▶ [WHAT YOU NEED TO DO] Write the material out again in full, word for word. Do not include the pictures.

Rows from a dataset of charts and code:
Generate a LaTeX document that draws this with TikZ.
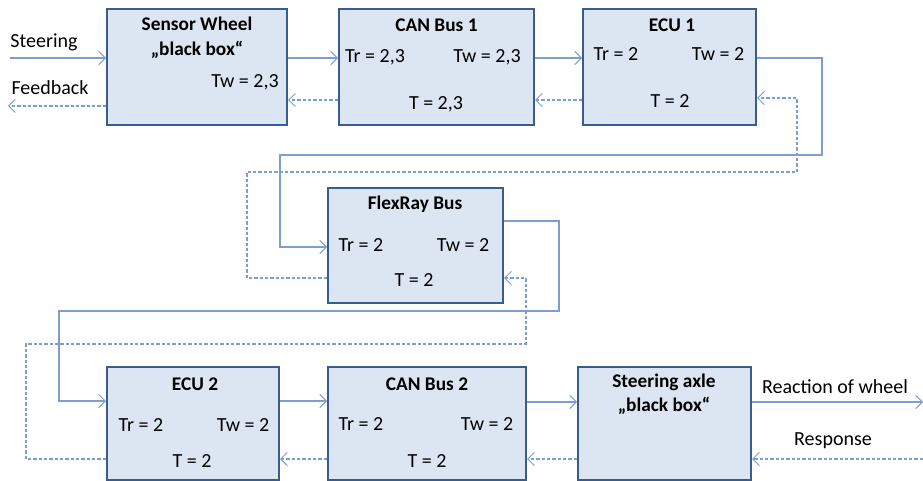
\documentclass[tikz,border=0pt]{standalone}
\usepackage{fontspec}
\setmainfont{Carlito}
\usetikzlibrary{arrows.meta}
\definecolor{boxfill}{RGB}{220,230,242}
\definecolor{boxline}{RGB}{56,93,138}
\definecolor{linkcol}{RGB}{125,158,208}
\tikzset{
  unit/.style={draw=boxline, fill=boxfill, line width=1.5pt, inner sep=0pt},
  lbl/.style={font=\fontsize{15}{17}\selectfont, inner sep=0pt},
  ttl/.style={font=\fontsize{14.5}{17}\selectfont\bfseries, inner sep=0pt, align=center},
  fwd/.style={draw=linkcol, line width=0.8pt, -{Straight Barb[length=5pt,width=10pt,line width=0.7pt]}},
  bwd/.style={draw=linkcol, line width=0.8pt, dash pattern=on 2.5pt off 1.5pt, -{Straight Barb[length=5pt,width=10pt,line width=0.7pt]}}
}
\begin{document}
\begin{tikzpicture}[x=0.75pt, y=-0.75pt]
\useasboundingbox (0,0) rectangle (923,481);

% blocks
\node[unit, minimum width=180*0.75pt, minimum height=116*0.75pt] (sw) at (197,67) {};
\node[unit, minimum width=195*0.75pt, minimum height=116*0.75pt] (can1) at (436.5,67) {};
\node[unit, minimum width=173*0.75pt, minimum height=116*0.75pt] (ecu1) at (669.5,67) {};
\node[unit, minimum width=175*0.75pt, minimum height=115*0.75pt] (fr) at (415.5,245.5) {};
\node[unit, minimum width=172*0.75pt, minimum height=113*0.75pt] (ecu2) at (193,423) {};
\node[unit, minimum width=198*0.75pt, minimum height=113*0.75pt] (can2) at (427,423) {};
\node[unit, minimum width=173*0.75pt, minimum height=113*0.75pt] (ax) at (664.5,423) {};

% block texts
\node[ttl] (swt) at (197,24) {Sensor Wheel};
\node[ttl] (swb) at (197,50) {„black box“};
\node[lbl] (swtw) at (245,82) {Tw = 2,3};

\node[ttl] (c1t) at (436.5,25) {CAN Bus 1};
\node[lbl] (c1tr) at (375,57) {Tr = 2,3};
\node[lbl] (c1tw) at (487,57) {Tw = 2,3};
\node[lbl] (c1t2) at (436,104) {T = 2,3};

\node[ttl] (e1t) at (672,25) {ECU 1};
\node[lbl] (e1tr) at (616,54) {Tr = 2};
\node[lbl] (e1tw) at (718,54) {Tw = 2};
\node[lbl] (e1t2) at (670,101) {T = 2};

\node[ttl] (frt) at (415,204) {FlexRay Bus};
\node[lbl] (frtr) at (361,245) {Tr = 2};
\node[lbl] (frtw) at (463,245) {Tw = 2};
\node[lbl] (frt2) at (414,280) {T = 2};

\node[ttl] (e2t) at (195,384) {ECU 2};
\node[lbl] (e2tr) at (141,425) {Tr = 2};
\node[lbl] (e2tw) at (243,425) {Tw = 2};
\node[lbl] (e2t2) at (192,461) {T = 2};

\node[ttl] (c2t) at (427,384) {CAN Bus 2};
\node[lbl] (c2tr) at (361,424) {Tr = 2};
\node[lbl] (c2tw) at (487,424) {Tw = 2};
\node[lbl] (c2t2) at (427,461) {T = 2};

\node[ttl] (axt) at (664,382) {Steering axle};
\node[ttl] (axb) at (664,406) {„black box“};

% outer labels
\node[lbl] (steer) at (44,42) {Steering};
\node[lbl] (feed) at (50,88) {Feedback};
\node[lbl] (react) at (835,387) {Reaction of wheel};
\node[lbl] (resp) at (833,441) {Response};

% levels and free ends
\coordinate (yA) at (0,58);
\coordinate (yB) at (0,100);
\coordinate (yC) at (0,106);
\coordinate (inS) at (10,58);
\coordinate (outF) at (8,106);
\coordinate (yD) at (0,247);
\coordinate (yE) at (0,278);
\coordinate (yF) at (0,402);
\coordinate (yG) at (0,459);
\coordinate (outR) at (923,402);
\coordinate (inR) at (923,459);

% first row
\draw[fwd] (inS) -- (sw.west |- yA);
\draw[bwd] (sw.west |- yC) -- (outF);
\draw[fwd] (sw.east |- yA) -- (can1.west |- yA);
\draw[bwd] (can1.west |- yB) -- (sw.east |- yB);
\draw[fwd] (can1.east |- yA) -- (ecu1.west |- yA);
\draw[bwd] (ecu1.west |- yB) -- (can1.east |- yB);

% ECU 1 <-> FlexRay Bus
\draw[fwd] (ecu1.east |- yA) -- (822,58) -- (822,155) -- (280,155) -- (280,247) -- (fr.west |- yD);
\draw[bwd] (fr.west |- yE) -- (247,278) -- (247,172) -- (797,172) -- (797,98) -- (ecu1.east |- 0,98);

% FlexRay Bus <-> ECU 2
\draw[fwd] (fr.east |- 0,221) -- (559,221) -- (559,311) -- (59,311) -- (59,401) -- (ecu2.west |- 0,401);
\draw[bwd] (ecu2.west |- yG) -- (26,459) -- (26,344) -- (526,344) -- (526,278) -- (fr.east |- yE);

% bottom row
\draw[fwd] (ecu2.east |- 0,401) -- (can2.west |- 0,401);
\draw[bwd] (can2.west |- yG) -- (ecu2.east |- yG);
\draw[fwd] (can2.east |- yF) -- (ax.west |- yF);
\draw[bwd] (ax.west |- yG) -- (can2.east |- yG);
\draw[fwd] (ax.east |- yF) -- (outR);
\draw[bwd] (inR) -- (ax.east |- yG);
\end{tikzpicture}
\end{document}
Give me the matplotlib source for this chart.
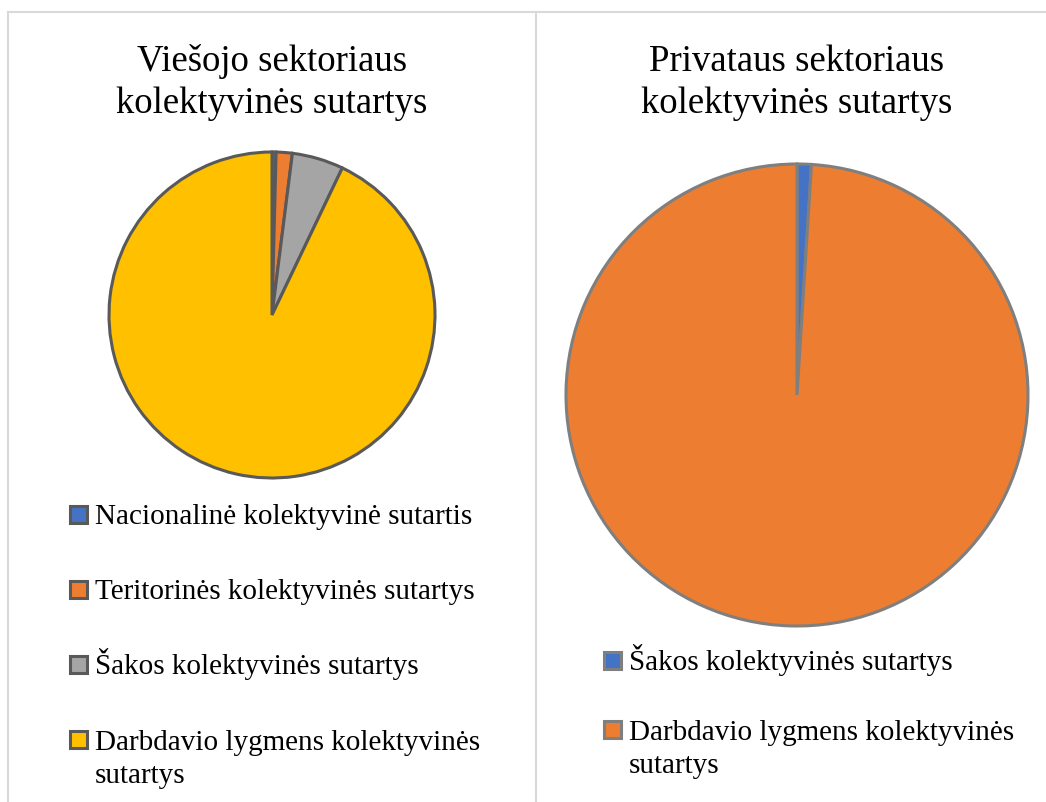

▶ [COMPLETED EXERCISE]
Generate a LaTeX document that draws this with TikZ.
\documentclass[tikz,border=0pt]{standalone}
\usepackage{fontspec}
\setmainfont{Carlito}
\usetikzlibrary{arrows.meta}
\definecolor{boxfill}{RGB}{220,230,242}
\definecolor{boxline}{RGB}{56,93,138}
\definecolor{linkcol}{RGB}{125,158,208}
\tikzset{
  unit/.style={draw=boxline, fill=boxfill, line width=1.5pt, inner sep=0pt},
  lbl/.style={font=\fontsize{15}{17}\selectfont, inner sep=0pt},
  ttl/.style={font=\fontsize{14.5}{17}\selectfont\bfseries, inner sep=0pt, align=center},
  fwd/.style={draw=linkcol, line width=0.8pt, -{Straight Barb[length=5pt,width=10pt,line width=0.7pt]}},
  bwd/.style={draw=linkcol, line width=0.8pt, dash pattern=on 2.5pt off 1.5pt, -{Straight Barb[length=5pt,width=10pt,line width=0.7pt]}}
}
\begin{document}
\begin{tikzpicture}[x=0.75pt, y=-0.75pt]
\useasboundingbox (0,0) rectangle (923,481);

% blocks
\node[unit, minimum width=180*0.75pt, minimum height=116*0.75pt] (sw) at (197,67) {};
\node[unit, minimum width=195*0.75pt, minimum height=116*0.75pt] (can1) at (436.5,67) {};
\node[unit, minimum width=173*0.75pt, minimum height=116*0.75pt] (ecu1) at (669.5,67) {};
\node[unit, minimum width=175*0.75pt, minimum height=115*0.75pt] (fr) at (415.5,245.5) {};
\node[unit, minimum width=172*0.75pt, minimum height=113*0.75pt] (ecu2) at (193,423) {};
\node[unit, minimum width=198*0.75pt, minimum height=113*0.75pt] (can2) at (427,423) {};
\node[unit, minimum width=173*0.75pt, minimum height=113*0.75pt] (ax) at (664.5,423) {};

% block texts
\node[ttl] (swt) at (197,24) {Sensor Wheel};
\node[ttl] (swb) at (197,50) {„black box“};
\node[lbl] (swtw) at (245,82) {Tw = 2,3};

\node[ttl] (c1t) at (436.5,25) {CAN Bus 1};
\node[lbl] (c1tr) at (375,57) {Tr = 2,3};
\node[lbl] (c1tw) at (487,57) {Tw = 2,3};
\node[lbl] (c1t2) at (436,104) {T = 2,3};

\node[ttl] (e1t) at (672,25) {ECU 1};
\node[lbl] (e1tr) at (616,54) {Tr = 2};
\node[lbl] (e1tw) at (718,54) {Tw = 2};
\node[lbl] (e1t2) at (670,101) {T = 2};

\node[ttl] (frt) at (415,204) {FlexRay Bus};
\node[lbl] (frtr) at (361,245) {Tr = 2};
\node[lbl] (frtw) at (463,245) {Tw = 2};
\node[lbl] (frt2) at (414,280) {T = 2};

\node[ttl] (e2t) at (195,384) {ECU 2};
\node[lbl] (e2tr) at (141,425) {Tr = 2};
\node[lbl] (e2tw) at (243,425) {Tw = 2};
\node[lbl] (e2t2) at (192,461) {T = 2};

\node[ttl] (c2t) at (427,384) {CAN Bus 2};
\node[lbl] (c2tr) at (361,424) {Tr = 2};
\node[lbl] (c2tw) at (487,424) {Tw = 2};
\node[lbl] (c2t2) at (427,461) {T = 2};

\node[ttl] (axt) at (664,382) {Steering axle};
\node[ttl] (axb) at (664,406) {„black box“};

% outer labels
\node[lbl] (steer) at (44,42) {Steering};
\node[lbl] (feed) at (50,88) {Feedback};
\node[lbl] (react) at (835,387) {Reaction of wheel};
\node[lbl] (resp) at (833,441) {Response};

% levels and free ends
\coordinate (yA) at (0,58);
\coordinate (yB) at (0,100);
\coordinate (yC) at (0,106);
\coordinate (inS) at (10,58);
\coordinate (outF) at (8,106);
\coordinate (yD) at (0,247);
\coordinate (yE) at (0,278);
\coordinate (yF) at (0,402);
\coordinate (yG) at (0,459);
\coordinate (outR) at (923,402);
\coordinate (inR) at (923,459);

% first row
\draw[fwd] (inS) -- (sw.west |- yA);
\draw[bwd] (sw.west |- yC) -- (outF);
\draw[fwd] (sw.east |- yA) -- (can1.west |- yA);
\draw[bwd] (can1.west |- yB) -- (sw.east |- yB);
\draw[fwd] (can1.east |- yA) -- (ecu1.west |- yA);
\draw[bwd] (ecu1.west |- yB) -- (can1.east |- yB);

% ECU 1 <-> FlexRay Bus
\draw[fwd] (ecu1.east |- yA) -- (822,58) -- (822,155) -- (280,155) -- (280,247) -- (fr.west |- yD);
\draw[bwd] (fr.west |- yE) -- (247,278) -- (247,172) -- (797,172) -- (797,98) -- (ecu1.east |- 0,98);

% FlexRay Bus <-> ECU 2
\draw[fwd] (fr.east |- 0,221) -- (559,221) -- (559,311) -- (59,311) -- (59,401) -- (ecu2.west |- 0,401);
\draw[bwd] (ecu2.west |- yG) -- (26,459) -- (26,344) -- (526,344) -- (526,278) -- (fr.east |- yE);

% bottom row
\draw[fwd] (ecu2.east |- 0,401) -- (can2.west |- 0,401);
\draw[bwd] (can2.west |- yG) -- (ecu2.east |- yG);
\draw[fwd] (can2.east |- yF) -- (ax.west |- yF);
\draw[bwd] (ax.west |- yG) -- (can2.east |- yG);
\draw[fwd] (ax.east |- yF) -- (outR);
\draw[bwd] (inR) -- (ax.east |- yG);
\end{tikzpicture}
\end{document}
Give me the matplotlib source for this chart.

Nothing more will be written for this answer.